Thursday, September 10, 2009

Birds "Transform" Themselves in Preparation for Migration



As fall approaches, millions of birds across North America prepare for their migration to warmer climes. Many species fly for thousands of miles, often without stopping.

At their baseline state, migratory birds are already equipped with evolutionary tools such as hollow bones and optical compasses and lungs that provide purer oxygen than is breathed by any mammal. But when dwindling sunlight triggers their migratory physiology, they undergo many more fascinating changes.

In just a few days, their food intake rises by multiple orders of magnitude — the equivalent of having a hamburger for lunch on Monday, and 100 hamburgers on Friday. Even seed-eaters switch to insect-heavy diets rich in energy-dense polyunsaturated fats.

The fat is packed on aerodynamically, tucked in the lower back and wherever else it won’t add much drag.

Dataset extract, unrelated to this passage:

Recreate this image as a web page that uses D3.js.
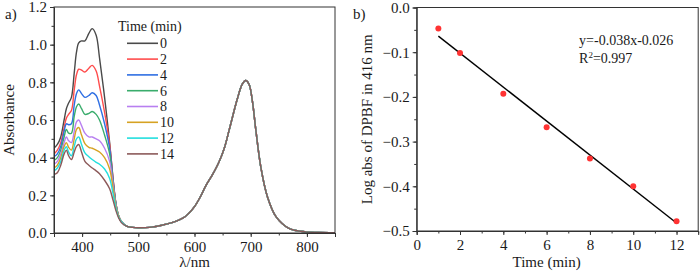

Some species, such as warblers, which can weigh less than an ounce but fly 2,500 miles without resting, double their body weights in preparation for the voyage.

In order to keep pace with the dietary influx, the birds’ digestive organs expand. Even the cells of their stomachs swell. But shortly before takeoff, with no more need for this extra bulk, their guts shrink back to size.

In the meantime, the birds’ pectoral muscles become thicker and denser. The pecs of the red knot, a shorebird that makes 2,000 mile-long migratory flights, swell by 40 percent.

Much of this added muscle mass will be burned for in-flight energy, but most of their fuel comes from fat. Unlike mammals, who fuel endurance exertion with protein and carbohydrates before switching — a transition felt as “hitting the wall” — birds start by burning fat, and use only the minimum of protein needed to keep their brains running. They never hit the wall.

To better turn fat to fuel, their bodies boost production of fat-metabolizing proteins. In sparrows, levels of the proteins double from their usual rates. To further feed their cells, extra oxygen-carrying hemoglobin protein is pumped into the blood, right up to the limit where it would be too thick to flow.

Some species do rest during migration, stopping for a few weeks before crossing some especially vast and barren expanse, such as the Sahara. Even in this brief time, red knots’ pectorals will shrink at first, and their legs and stomachs swell. When the birds are done eating and ready to fly again, the process will be reversed. Their hearts grow the whole time.